- **Dataset section**:
- - -

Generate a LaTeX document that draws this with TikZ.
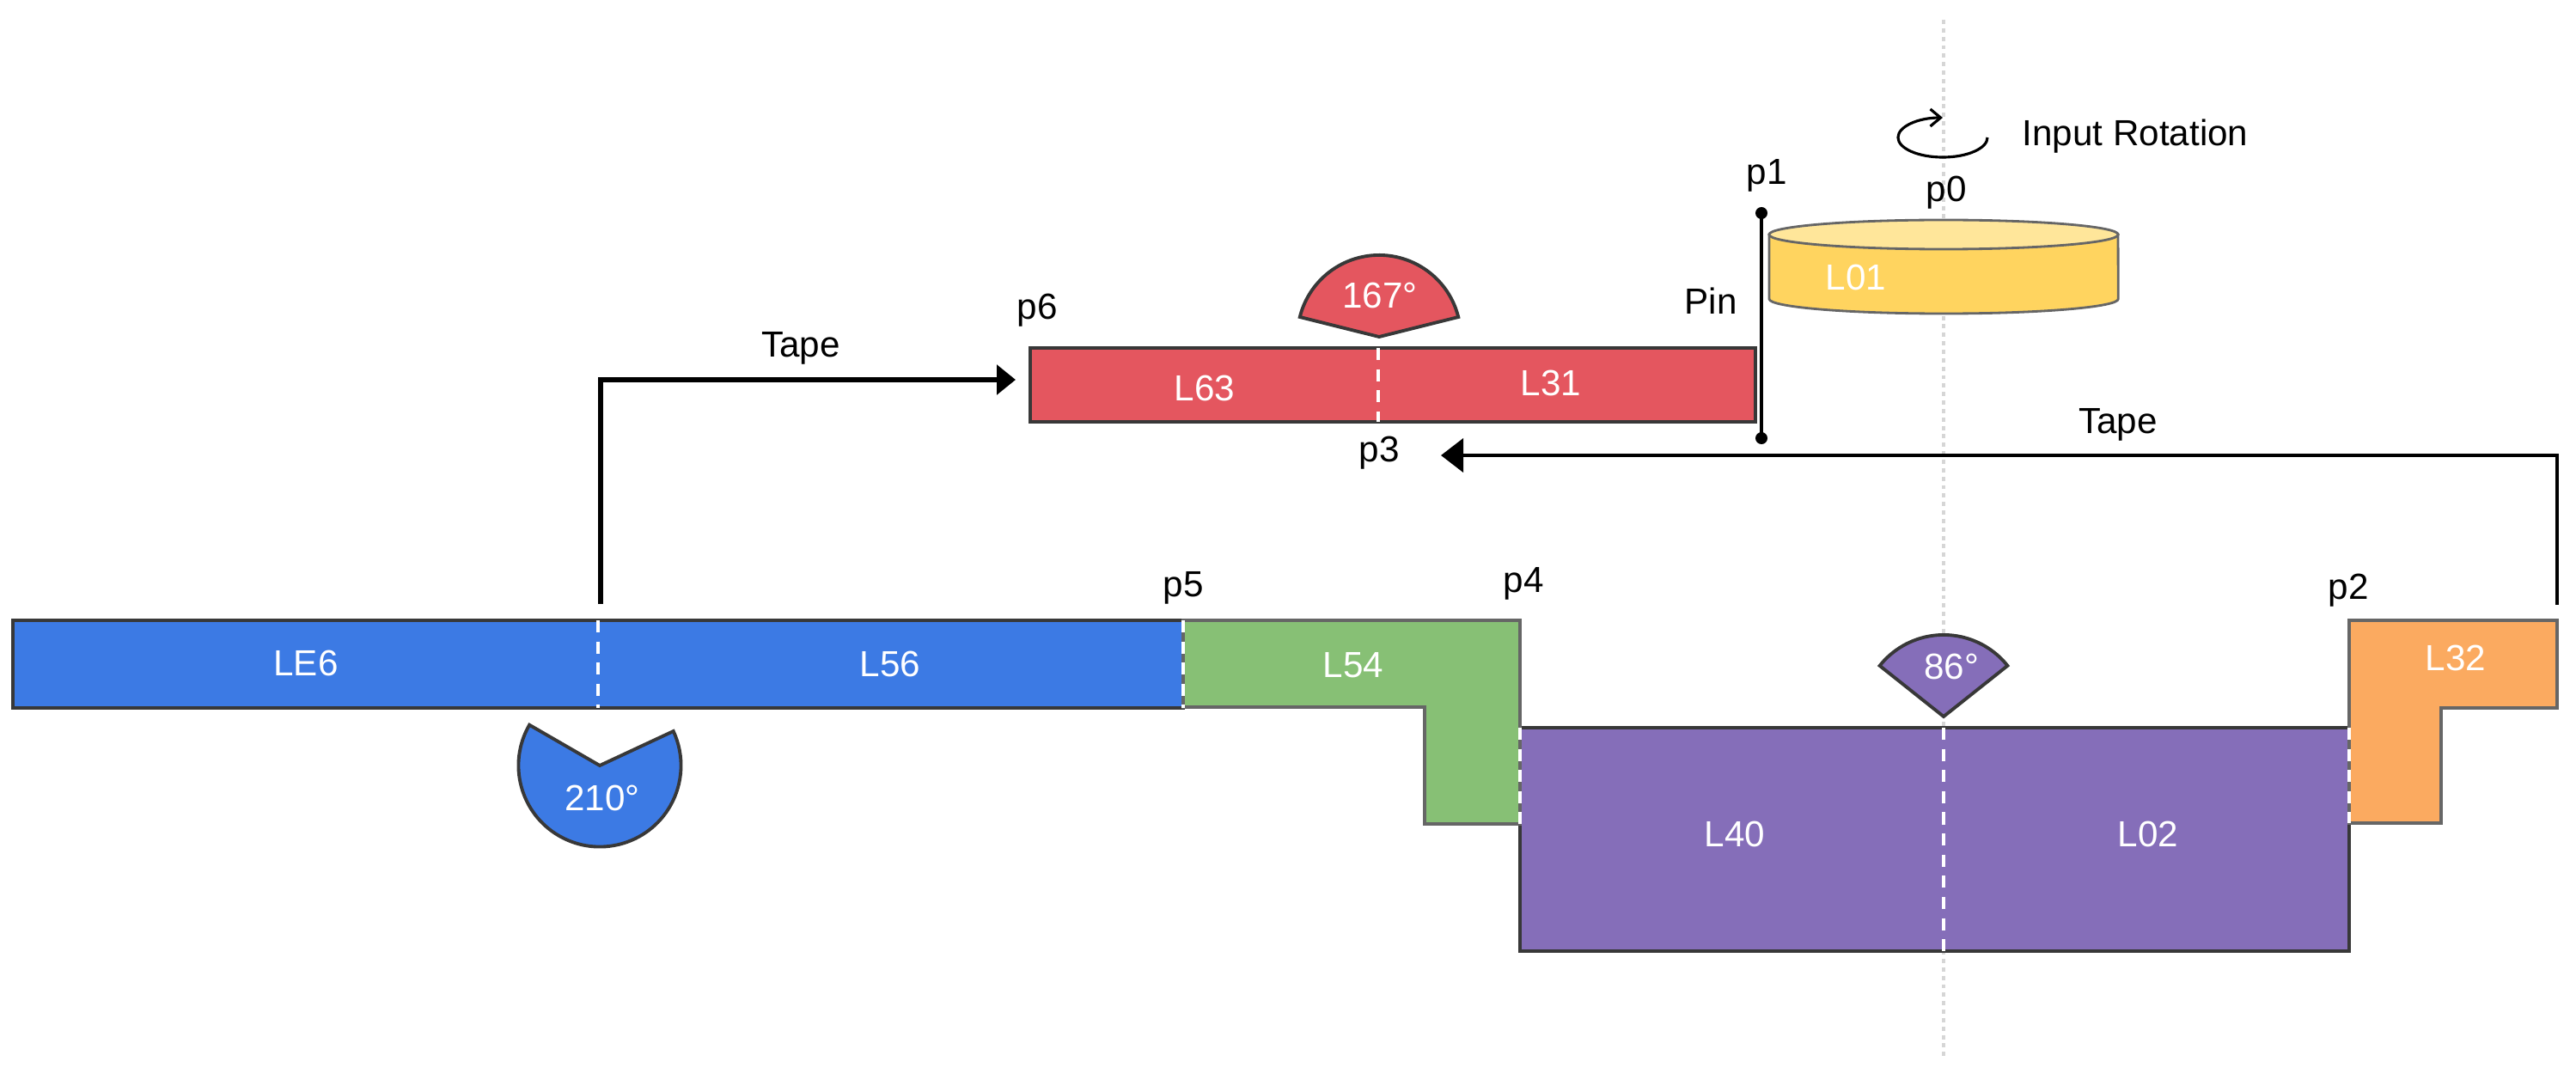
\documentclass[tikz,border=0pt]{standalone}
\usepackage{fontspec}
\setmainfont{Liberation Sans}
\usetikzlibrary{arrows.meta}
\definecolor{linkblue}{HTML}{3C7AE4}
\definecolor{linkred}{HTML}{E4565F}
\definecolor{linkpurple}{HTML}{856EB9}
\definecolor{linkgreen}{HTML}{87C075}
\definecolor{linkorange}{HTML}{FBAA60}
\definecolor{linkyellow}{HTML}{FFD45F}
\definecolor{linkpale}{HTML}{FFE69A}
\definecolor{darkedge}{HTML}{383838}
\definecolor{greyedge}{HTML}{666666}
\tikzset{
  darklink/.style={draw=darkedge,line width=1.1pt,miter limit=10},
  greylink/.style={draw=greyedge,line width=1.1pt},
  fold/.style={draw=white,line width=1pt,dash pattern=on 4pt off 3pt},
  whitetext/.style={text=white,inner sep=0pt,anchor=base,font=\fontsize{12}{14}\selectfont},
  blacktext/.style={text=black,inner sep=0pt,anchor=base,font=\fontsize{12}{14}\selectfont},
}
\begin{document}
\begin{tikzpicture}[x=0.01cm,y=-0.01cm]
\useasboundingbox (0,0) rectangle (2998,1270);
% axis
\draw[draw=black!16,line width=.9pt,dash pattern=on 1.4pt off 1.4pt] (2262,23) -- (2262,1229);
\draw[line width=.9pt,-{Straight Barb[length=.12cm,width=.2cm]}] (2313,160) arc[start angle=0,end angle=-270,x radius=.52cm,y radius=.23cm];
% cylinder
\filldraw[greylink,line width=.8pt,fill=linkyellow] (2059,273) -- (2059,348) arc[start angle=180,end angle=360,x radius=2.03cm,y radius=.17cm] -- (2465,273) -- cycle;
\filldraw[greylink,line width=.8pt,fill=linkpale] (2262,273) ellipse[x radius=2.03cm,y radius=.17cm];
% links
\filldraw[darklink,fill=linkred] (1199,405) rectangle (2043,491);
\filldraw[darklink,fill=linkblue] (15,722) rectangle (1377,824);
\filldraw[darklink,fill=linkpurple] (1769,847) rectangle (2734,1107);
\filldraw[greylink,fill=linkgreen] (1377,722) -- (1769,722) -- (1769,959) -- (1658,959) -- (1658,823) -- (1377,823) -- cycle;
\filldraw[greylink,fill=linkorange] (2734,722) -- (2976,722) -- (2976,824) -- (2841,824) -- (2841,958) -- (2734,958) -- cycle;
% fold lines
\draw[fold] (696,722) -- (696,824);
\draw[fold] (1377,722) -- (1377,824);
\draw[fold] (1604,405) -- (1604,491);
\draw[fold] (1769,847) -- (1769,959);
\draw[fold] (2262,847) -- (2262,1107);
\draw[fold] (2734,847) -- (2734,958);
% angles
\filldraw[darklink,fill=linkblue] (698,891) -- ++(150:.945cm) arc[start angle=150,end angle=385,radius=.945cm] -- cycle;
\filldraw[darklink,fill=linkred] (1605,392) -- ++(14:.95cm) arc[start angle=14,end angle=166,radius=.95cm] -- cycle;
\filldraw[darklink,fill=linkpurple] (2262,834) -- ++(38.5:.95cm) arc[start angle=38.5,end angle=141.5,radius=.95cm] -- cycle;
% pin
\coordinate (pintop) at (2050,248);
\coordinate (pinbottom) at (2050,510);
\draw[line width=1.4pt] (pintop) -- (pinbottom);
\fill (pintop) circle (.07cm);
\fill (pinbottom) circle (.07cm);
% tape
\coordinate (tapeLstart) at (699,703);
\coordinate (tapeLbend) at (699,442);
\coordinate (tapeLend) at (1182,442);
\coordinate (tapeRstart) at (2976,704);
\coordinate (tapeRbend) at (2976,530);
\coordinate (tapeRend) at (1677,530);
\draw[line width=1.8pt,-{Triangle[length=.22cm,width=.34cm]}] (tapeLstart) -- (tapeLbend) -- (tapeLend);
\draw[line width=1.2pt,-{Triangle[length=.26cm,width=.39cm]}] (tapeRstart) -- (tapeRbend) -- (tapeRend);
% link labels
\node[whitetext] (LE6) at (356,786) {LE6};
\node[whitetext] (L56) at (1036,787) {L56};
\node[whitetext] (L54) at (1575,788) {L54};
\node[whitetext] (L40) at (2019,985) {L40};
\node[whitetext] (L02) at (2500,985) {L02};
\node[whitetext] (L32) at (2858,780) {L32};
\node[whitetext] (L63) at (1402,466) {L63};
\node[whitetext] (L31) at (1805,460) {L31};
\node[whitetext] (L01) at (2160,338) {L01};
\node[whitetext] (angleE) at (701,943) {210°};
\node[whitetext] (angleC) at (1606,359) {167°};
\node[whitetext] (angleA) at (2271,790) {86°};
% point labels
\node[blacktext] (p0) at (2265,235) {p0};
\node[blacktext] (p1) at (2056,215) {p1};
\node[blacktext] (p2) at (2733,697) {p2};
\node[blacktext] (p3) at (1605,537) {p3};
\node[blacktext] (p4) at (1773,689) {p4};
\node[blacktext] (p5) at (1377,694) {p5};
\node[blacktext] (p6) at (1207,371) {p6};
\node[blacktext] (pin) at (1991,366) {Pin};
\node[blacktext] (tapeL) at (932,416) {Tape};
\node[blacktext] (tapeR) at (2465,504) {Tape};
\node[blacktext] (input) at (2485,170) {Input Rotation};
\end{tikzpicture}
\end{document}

- - -

- **Your task**:
Return all of the data exactly as written, and drop the pictures.

- **Output of the task**:
Generate a LaTeX document that draws this with TikZ.
\documentclass[tikz,border=0pt]{standalone}
\usepackage{fontspec}
\setmainfont{Liberation Sans}
\usetikzlibrary{arrows.meta}
\definecolor{linkblue}{HTML}{3C7AE4}
\definecolor{linkred}{HTML}{E4565F}
\definecolor{linkpurple}{HTML}{856EB9}
\definecolor{linkgreen}{HTML}{87C075}
\definecolor{linkorange}{HTML}{FBAA60}
\definecolor{linkyellow}{HTML}{FFD45F}
\definecolor{linkpale}{HTML}{FFE69A}
\definecolor{darkedge}{HTML}{383838}
\definecolor{greyedge}{HTML}{666666}
\tikzset{
  darklink/.style={draw=darkedge,line width=1.1pt,miter limit=10},
  greylink/.style={draw=greyedge,line width=1.1pt},
  fold/.style={draw=white,line width=1pt,dash pattern=on 4pt off 3pt},
  whitetext/.style={text=white,inner sep=0pt,anchor=base,font=\fontsize{12}{14}\selectfont},
  blacktext/.style={text=black,inner sep=0pt,anchor=base,font=\fontsize{12}{14}\selectfont},
}
\begin{document}
\begin{tikzpicture}[x=0.01cm,y=-0.01cm]
\useasboundingbox (0,0) rectangle (2998,1270);
% axis
\draw[draw=black!16,line width=.9pt,dash pattern=on 1.4pt off 1.4pt] (2262,23) -- (2262,1229);
\draw[line width=.9pt,-{Straight Barb[length=.12cm,width=.2cm]}] (2313,160) arc[start angle=0,end angle=-270,x radius=.52cm,y radius=.23cm];
% cylinder
\filldraw[greylink,line width=.8pt,fill=linkyellow] (2059,273) -- (2059,348) arc[start angle=180,end angle=360,x radius=2.03cm,y radius=.17cm] -- (2465,273) -- cycle;
\filldraw[greylink,line width=.8pt,fill=linkpale] (2262,273) ellipse[x radius=2.03cm,y radius=.17cm];
% links
\filldraw[darklink,fill=linkred] (1199,405) rectangle (2043,491);
\filldraw[darklink,fill=linkblue] (15,722) rectangle (1377,824);
\filldraw[darklink,fill=linkpurple] (1769,847) rectangle (2734,1107);
\filldraw[greylink,fill=linkgreen] (1377,722) -- (1769,722) -- (1769,959) -- (1658,959) -- (1658,823) -- (1377,823) -- cycle;
\filldraw[greylink,fill=linkorange] (2734,722) -- (2976,722) -- (2976,824) -- (2841,824) -- (2841,958) -- (2734,958) -- cycle;
% fold lines
\draw[fold] (696,722) -- (696,824);
\draw[fold] (1377,722) -- (1377,824);
\draw[fold] (1604,405) -- (1604,491);
\draw[fold] (1769,847) -- (1769,959);
\draw[fold] (2262,847) -- (2262,1107);
\draw[fold] (2734,847) -- (2734,958);
% angles
\filldraw[darklink,fill=linkblue] (698,891) -- ++(150:.945cm) arc[start angle=150,end angle=385,radius=.945cm] -- cycle;
\filldraw[darklink,fill=linkred] (1605,392) -- ++(14:.95cm) arc[start angle=14,end angle=166,radius=.95cm] -- cycle;
\filldraw[darklink,fill=linkpurple] (2262,834) -- ++(38.5:.95cm) arc[start angle=38.5,end angle=141.5,radius=.95cm] -- cycle;
% pin
\coordinate (pintop) at (2050,248);
\coordinate (pinbottom) at (2050,510);
\draw[line width=1.4pt] (pintop) -- (pinbottom);
\fill (pintop) circle (.07cm);
\fill (pinbottom) circle (.07cm);
% tape
\coordinate (tapeLstart) at (699,703);
\coordinate (tapeLbend) at (699,442);
\coordinate (tapeLend) at (1182,442);
\coordinate (tapeRstart) at (2976,704);
\coordinate (tapeRbend) at (2976,530);
\coordinate (tapeRend) at (1677,530);
\draw[line width=1.8pt,-{Triangle[length=.22cm,width=.34cm]}] (tapeLstart) -- (tapeLbend) -- (tapeLend);
\draw[line width=1.2pt,-{Triangle[length=.26cm,width=.39cm]}] (tapeRstart) -- (tapeRbend) -- (tapeRend);
% link labels
\node[whitetext] (LE6) at (356,786) {LE6};
\node[whitetext] (L56) at (1036,787) {L56};
\node[whitetext] (L54) at (1575,788) {L54};
\node[whitetext] (L40) at (2019,985) {L40};
\node[whitetext] (L02) at (2500,985) {L02};
\node[whitetext] (L32) at (2858,780) {L32};
\node[whitetext] (L63) at (1402,466) {L63};
\node[whitetext] (L31) at (1805,460) {L31};
\node[whitetext] (L01) at (2160,338) {L01};
\node[whitetext] (angleE) at (701,943) {210°};
\node[whitetext] (angleC) at (1606,359) {167°};
\node[whitetext] (angleA) at (2271,790) {86°};
% point labels
\node[blacktext] (p0) at (2265,235) {p0};
\node[blacktext] (p1) at (2056,215) {p1};
\node[blacktext] (p2) at (2733,697) {p2};
\node[blacktext] (p3) at (1605,537) {p3};
\node[blacktext] (p4) at (1773,689) {p4};
\node[blacktext] (p5) at (1377,694) {p5};
\node[blacktext] (p6) at (1207,371) {p6};
\node[blacktext] (pin) at (1991,366) {Pin};
\node[blacktext] (tapeL) at (932,416) {Tape};
\node[blacktext] (tapeR) at (2465,504) {Tape};
\node[blacktext] (input) at (2485,170) {Input Rotation};
\end{tikzpicture}
\end{document}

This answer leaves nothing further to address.